== Task ==
Find the lines below that contain the string "chart". Copy each one.

== Recorded information ==
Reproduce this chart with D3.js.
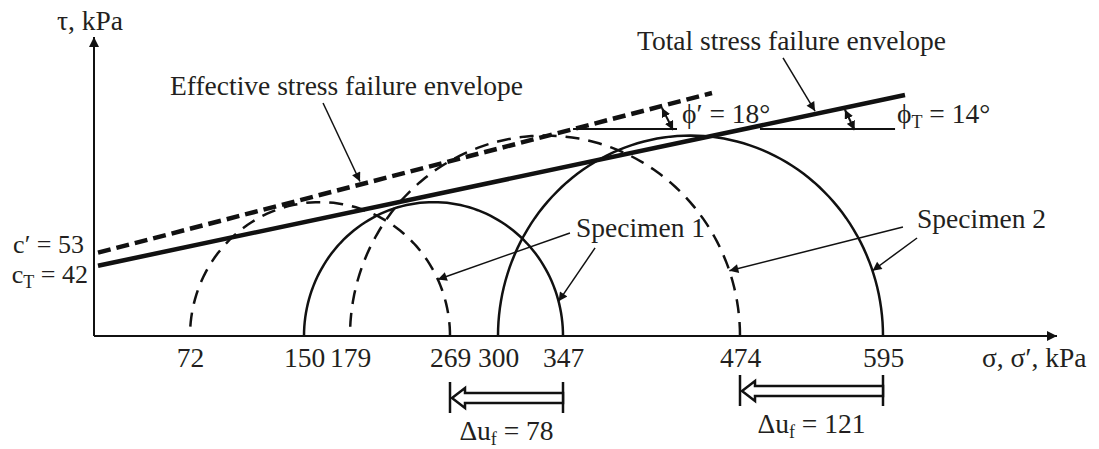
<!DOCTYPE html>
<html>
<head>
<meta charset="utf-8">
<script src="https://cdn.jsdelivr.net/npm/d3@7"></script>
<style>
  body { margin: 0; background: #fff; }
  text { font-family: "Liberation Serif", "DejaVu Serif", serif; fill: #231f20; font-size: 27.5px; }
  text.coh { font-size: 26px; }
</style>
</head>
<body>
<div id="chart"></div>
<script>
// values on the sigma axis (kPa)
var sigmaTicks = [72, 150, 179, 269, 300, 347, 474, 595];
// Mohr circles at failure: [sigma3, sigma1]
var specimens = ["Specimen 1", "Specimen 2"];
var totalCircles = [[150, 347], [300, 595]];
var effectiveCircles = [[72, 269], [179, 474]];
// excess pore pressure at failure
var deltaU = [78, 121];
// envelopes as drawn, end points [sigma, tau]
var totalEnvelope = [[3, 51.7], [613.6, 177.3]];
var effectiveEnvelope = [[3, 61.3], [453.9, 178.8]];
var cohesion = [53, 42];      // c', cT
var frictionAngle = [18, 14]; // phi', phiT

var width = 1099, height = 449;
var ink = "#111";

var svg = d3.select("#chart").append("svg")
    .attr("width", width)
    .attr("height", height);

// the drawing is a sketch, not to scale: the sigma axis is stretched piece by piece
var x = d3.scaleLinear()
    .domain([0].concat(sigmaTicks))
    .range([94, 190, 304, 350, 450, 498, 563, 740, 883]);
var y = d3.scaleLinear().domain([0, 220]).range([336, 37]);

// arrow heads
var defs = svg.append("defs");
function addMarker(id, w, h) {
    defs.append("marker")
        .attr("id", id)
        .attr("viewBox", "0 0 10 10")
        .attr("refX", 10).attr("refY", 5)
        .attr("markerWidth", w).attr("markerHeight", h)
        .attr("markerUnits", "userSpaceOnUse")
        .attr("orient", "auto-start-reverse")
        .append("path")
        .attr("d", "M0,0 L10,5 L0,10 z")
        .attr("fill", ink);
}
addMarker("axisHead", 13, 10);
addMarker("pointHead", 13, 9);
addMarker("angleHead", 9, 9);

// axes
svg.append("line")
    .attr("x1", x(0)).attr("y1", y(0))
    .attr("x2", width - 42).attr("y2", y(0))
    .attr("stroke", ink).attr("stroke-width", 2)
    .attr("marker-end", "url(#axisHead)");
svg.append("line")
    .attr("x1", x(0)).attr("y1", y(0))
    .attr("x2", x(0)).attr("y2", y(220))
    .attr("stroke", ink).attr("stroke-width", 2)
    .attr("marker-end", "url(#axisHead)");

var xAxis = svg.append("g")
    .attr("transform", "translate(0," + y(0) + ")")
    .call(d3.axisBottom(x).tickValues(sigmaTicks).tickSize(0).tickFormat(d3.format("d")));
xAxis.select(".domain").remove();
xAxis.selectAll("text").attr("y", 31).attr("dy", null);

svg.append("text").attr("x", 90).attr("y", 30).attr("text-anchor", "middle").text("τ, kPa");
svg.append("text").attr("x", 982).attr("y", 367).text("σ, σ′, kPa");

// Mohr semicircles, built from the scaled end points
function circlePx(c, deg) {
    var xa = x(c[0]), xb = x(c[1]);
    var rx = (xb - xa) / 2, ry = y(0) - y((c[1] - c[0]) / 2);
    var t = deg * Math.PI / 180;
    return [xa + rx + rx * Math.cos(t), y(0) - ry * Math.sin(t)];
}
function semicircle(c) {
    return d3.range(0, 181, 2).map(function(a) { return circlePx(c, a); });
}
var pxLine = d3.line();
var line = d3.line()
    .x(function(d) { return x(d[0]); })
    .y(function(d) { return y(d[1]); });

svg.append("g").selectAll("path")
    .data(effectiveCircles)
    .enter().append("path")
    .attr("d", function(d) { return pxLine(semicircle(d)); })
    .attr("fill", "none").attr("stroke", ink).attr("stroke-width", 2.5)
    .attr("stroke-dasharray", "14,9");
svg.append("g").selectAll("path")
    .data(totalCircles)
    .enter().append("path")
    .attr("d", function(d) { return pxLine(semicircle(d)); })
    .attr("fill", "none").attr("stroke", ink).attr("stroke-width", 2.5);

// failure envelopes
svg.append("path")
    .attr("d", line(effectiveEnvelope))
    .attr("fill", "none").attr("stroke", ink).attr("stroke-width", 4.5)
    .attr("stroke-dasharray", "13,6");
svg.append("path")
    .attr("d", line(totalEnvelope))
    .attr("fill", "none").attr("stroke", ink).attr("stroke-width", 4.5);

// pixel y of an envelope at a sigma value
function envelopeY(env, s) {
    var x0 = x(env[0][0]), x1 = x(env[1][0]);
    var y0 = y(env[0][1]), y1 = y(env[1][1]);
    return y0 + (y1 - y0) * (x(s) - x0) / (x1 - x0);
}

// angle marks
var angleMarks = [
    { env: effectiveEnvelope, from: 354.2, to: 428.8, s: 418, s2: 426, tau: 152.3 },
    { env: totalEnvelope, from: 490.9, to: 605.2, s: 562.8, s2: 571, tau: 152.3 }
];
angleMarks.forEach(function(m) {
    svg.append("line")
        .attr("x1", x(m.from)).attr("y1", y(m.tau))
        .attr("x2", x(m.to)).attr("y2", y(m.tau))
        .attr("stroke", ink).attr("stroke-width", 2);
    svg.append("line")
        .attr("x1", x(m.s)).attr("y1", envelopeY(m.env, m.s) + 2)
        .attr("x2", x(m.s2)).attr("y2", y(m.tau) + 1)
        .attr("stroke", ink).attr("stroke-width", 2)
        .attr("marker-start", "url(#angleHead)")
        .attr("marker-end", "url(#angleHead)");
});

// text with optional subscripts: parts are strings or {sub: "..."}
function label(px, py, parts, anchor) {
    var el = svg.append("text")
        .attr("x", px).attr("y", py)
        .attr("text-anchor", anchor || "start");
    var lowered = false;
    parts.forEach(function(p) {
        if (typeof p === "object") {
            el.append("tspan").attr("dy", 5).style("font-size", "18px").text(p.sub);
            lowered = true;
        } else {
            el.append("tspan").attr("dy", lowered ? -5 : 0).text(p);
            lowered = false;
        }
    });
    return el;
}

label(x(57), y(177.3), ["Effective stress failure envelope"]);
label(x(400.1), y(210.4), ["Total stress failure envelope"]);
label(x(432.4), y(156.7), ["ϕ′ = " + frictionAngle[0] + "°"]);
label(x(606.8), y(156.7), ["ϕ", { sub: "T" }, " = " + frictionAngle[1] + "°"]);
label(x(356.3), y(72.8), [specimens[0]]);
label(x(623.8), y(79.5), [specimens[1]]);

// cohesion labels beside the envelope intercepts
label(84, y(effectiveEnvelope[0][1]), ["c′ = " + cohesion[0]], "end").attr("class", "coh");
label(88, y(totalEnvelope[0][1]) + 17, ["c", { sub: "T" }, " = " + cohesion[1]], "end").attr("class", "coh");

// pointer arrows: start [sigma, tau] and target in pixels
var pointers = [
    [[162, 171.4], [x(188), envelopeY(effectiveEnvelope, 188) - 3]],
    [[510.4, 204.6], [x(537.5), envelopeY(totalEnvelope, 537.5) - 3]],
    [[352, 75.8], circlePx(effectiveCircles[0], 25)],
    [[370, 64.8], circlePx(totalCircles[0], 15)],
    [[611.9, 80.2], circlePx(effectiveCircles[1], 19)],
    [[623.8, 72.1], circlePx(totalCircles[1], 19)]
];
svg.append("g").selectAll("line")
    .data(pointers)
    .enter().append("line")
    .attr("x1", function(d) { return x(d[0][0]); })
    .attr("y1", function(d) { return y(d[0][1]); })
    .attr("x2", function(d) { return d[1][0]; })
    .attr("y2", function(d) { return d[1][1]; })
    .attr("stroke", ink).attr("stroke-width", 1.5)
    .attr("marker-end", "url(#pointHead)");

// pore pressure arrows below the axis
var rowY = [398, 391];
deltaU.forEach(function(du, i) {
    var xb = x(totalCircles[i][1]), xa = x(totalCircles[i][1] - du), yc = rowY[i];
    var g = svg.append("g").attr("stroke", ink).attr("stroke-width", 2.5);
    g.append("line").attr("x1", xa).attr("x2", xa).attr("y1", yc - 16).attr("y2", yc + 15);
    g.append("line").attr("x1", xb).attr("x2", xb).attr("y1", yc - 16).attr("y2", yc + 15);
    var pts = [[xa + 2, yc], [xa + 15, yc - 10], [xa + 15, yc - 5], [xb, yc - 5],
               [xb, yc + 5], [xa + 15, yc + 5], [xa + 15, yc + 10]];
    g.append("path").attr("d", "M" + pts.join("L") + "Z").attr("fill", "#fff");
    label((xa + xb) / 2, yc + 42, ["Δu", { sub: "f" }, " = " + du], "middle");
});
</script>
</body>
</html>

== Output for this task ==
Reproduce this chart with D3.js.
<div id="chart"></div>
var svg = d3.select("#chart").append("svg")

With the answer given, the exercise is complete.